As early as the 1860s, a small area on the northeast side of the I & M Canal served men brought to town by work on barges, quarries, and railroads. Many were single men, poorly paid, who worked long hours. In their little free time, they sought out places nearby—few had means of transportation—and inexpensive amusement to distract them from their hardships. Smokey Row catered to their wishes.
A tough, violent place, where assault and even murders were commonplace, at its beginning it was cut off from the citizens of Lemont, and received little attention outside of its patrons, even from legal control. The village had no police until 1873, and township marshals were not about to march into the area alone. Can you blame them?
So Smokey Row and the honest citizens of Lemont co-existed side by side for years, until the early 1890s when three events changed the picture.
The first was the beginning of construction on the Sanitary and Ship Canal, bringing a huge temporary work force of primarily single men to the area. The second and third were the closing of Chicago’s 1893 Columbian Exhibition, and the economic depression that the nation experienced at the same time. Lemont, due to the canal construction, was one of the few places in the area that had jobs and a favorable economy, and both seedy businesses and those who patronized them left Chicago for Lemont.
The result was an enormous expansion of Smokey Row. The original establishments stayed in place, but more opened west, and crossed to the south side of the canal along Stephen, Canal and Main Streets. By 1895, it was estimated that over 100 “dives” were in operation.
Smokey Row soon came to the attention of outside newspapers, in Chicago and Joliet, who publicized its existence, and attracted even more patrons from those cities. From the Joliet News, June, 1895:
“The scenes and orgies, the crimes and revelries around Sag Bridge and Lemont would disgrace even frontier settlements. The saloons and dives are doing an immense business and probably 60 percent of the $600,000 paid each month goes into their hands. All along the channel are saloons which sell a brand of firewater called “Canal Tanglefoot”. This drink tastes like a compound of blue vitriol and gunpowder; one sip of this concoction will either send a man on the warpath or render him unconscious. Outside the regular population of 7,000 the noisy places on Smokey Row have attractions for several thousand men who either work on the canal or make a living on those who do. Most of the good folk of the town lock their doors at night and pull the covers over their heads. Some few rake in the money.”

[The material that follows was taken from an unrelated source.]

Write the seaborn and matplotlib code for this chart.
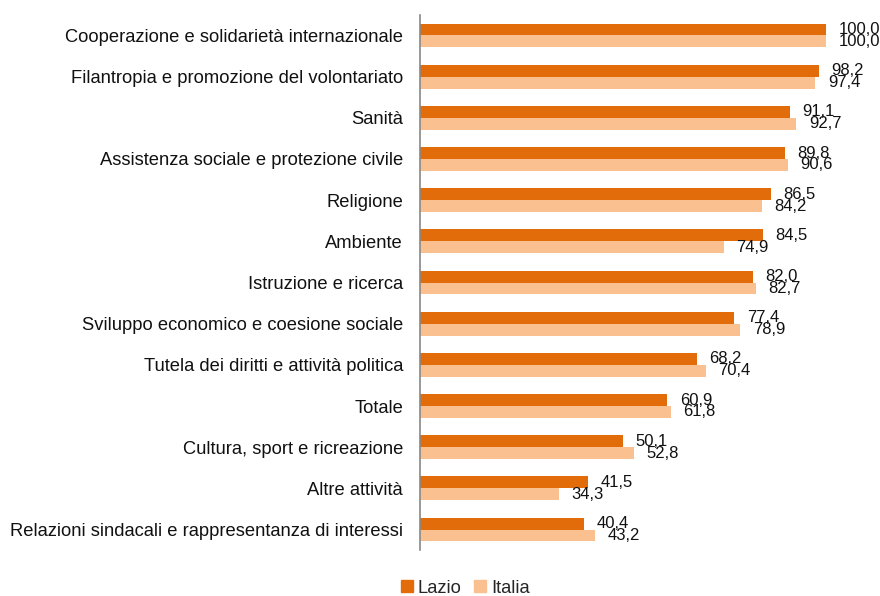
import matplotlib
matplotlib.use("Agg")
import matplotlib.pyplot as plt
import seaborn as sns
import pandas as pd
import numpy as np
from matplotlib.lines import Line2D

categories = [
    "Cooperazione e solidarietà internazionale",
    "Filantropia e promozione del volontariato",
    "Sanità",
    "Assistenza sociale e protezione civile",
    "Religione",
    "Ambiente",
    "Istruzione e ricerca",
    "Sviluppo economico e coesione sociale",
    "Tutela dei diritti e attività politica",
    "Totale",
    "Cultura, sport e ricreazione",
    "Altre attività",
    "Relazioni sindacali e rappresentanza di interessi",
]
lazio = [100.0, 98.2, 91.1, 89.8, 86.5, 84.5, 82.0, 77.4, 68.2, 60.9, 50.1, 41.5, 40.4]
italia = [100.0, 97.4, 92.7, 90.6, 84.2, 74.9, 82.7, 78.9, 70.4, 61.8, 52.8, 34.3, 43.2]
series = ["Lazio", "Italia"]
colors = ["#E36C0A", "#FAC090"]

df = pd.DataFrame({
    "categoria": categories * 2,
    "valore": lazio + italia,
    "serie": ["Lazio"] * len(categories) + ["Italia"] * len(categories),
})

sns.set_style("white")
plt.rcParams["font.family"] = ["Liberation Sans", "DejaVu Sans"]

fig = plt.figure(figsize=(8.8, 5.96), dpi=100)
ax = fig.add_axes([0.477, 0.077, 0.523, 0.898])

sns.barplot(data=df, y="categoria", x="valore", hue="serie", order=categories,
            hue_order=series, palette=colors, width=0.58, orient="h",
            saturation=1, linewidth=0, ax=ax, legend=False)

ax.set_xlim(0, 113.3)
ax.set_ylim(len(categories) - 0.5, -0.5)
ax.set_xlabel("")
ax.set_ylabel("")
ax.set_xticks([])

for s in ["top", "right", "bottom"]:
    ax.spines[s].set_visible(False)
ax.spines["left"].set_color("#888888")
ax.spines["left"].set_linewidth(1.2)

ax.set_yticks(range(len(categories)))
ax.set_yticklabels(categories, fontsize=13.25, color="#111111")
ax.tick_params(axis="y", which="major", length=0, pad=12)
ax.set_yticks(np.arange(-0.5, len(categories), 1.0), minor=True)
ax.tick_params(axis="y", which="minor", length=6, width=1.2, color="#888888", direction="out")

for cont in ax.containers:
    for bar in cont:
        w = bar.get_width()
        yc = bar.get_y() + bar.get_height() / 2
        ax.annotate(f"{w:.1f}".replace(".", ","), xy=(w, yc), xytext=(9, 0),
                    textcoords="offset points", ha="left", va="center",
                    fontsize=12, color="#111111")

handles = [Line2D([0], [0], marker="s", linestyle="none", markersize=8,
                  markerfacecolor=c, markeredgecolor=c) for c in colors]
fig.legend(handles, series, loc="center", bbox_to_anchor=(0.528, 0.013),
           ncol=2, frameon=False, fontsize=13.25, handletextpad=0.2,
           columnspacing=0.6, handlelength=0.8)

fig.savefig("out.png", dpi=100)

One might wonder why all this was tolerated, but remember that we were in the midst of a depression at the time. The town collected license fees and taxes from the establishments, to the tune of $500,000 a year by 1894. Although torn by the money or the lawlessness the dives brought, nothing was done, you might guess trustees looked the other way and took the easy way out, and I’m not about to say you would be wrong. Let’s just say, the Village Hall and an annex to Central School were among the projects paid for by Smokey Row.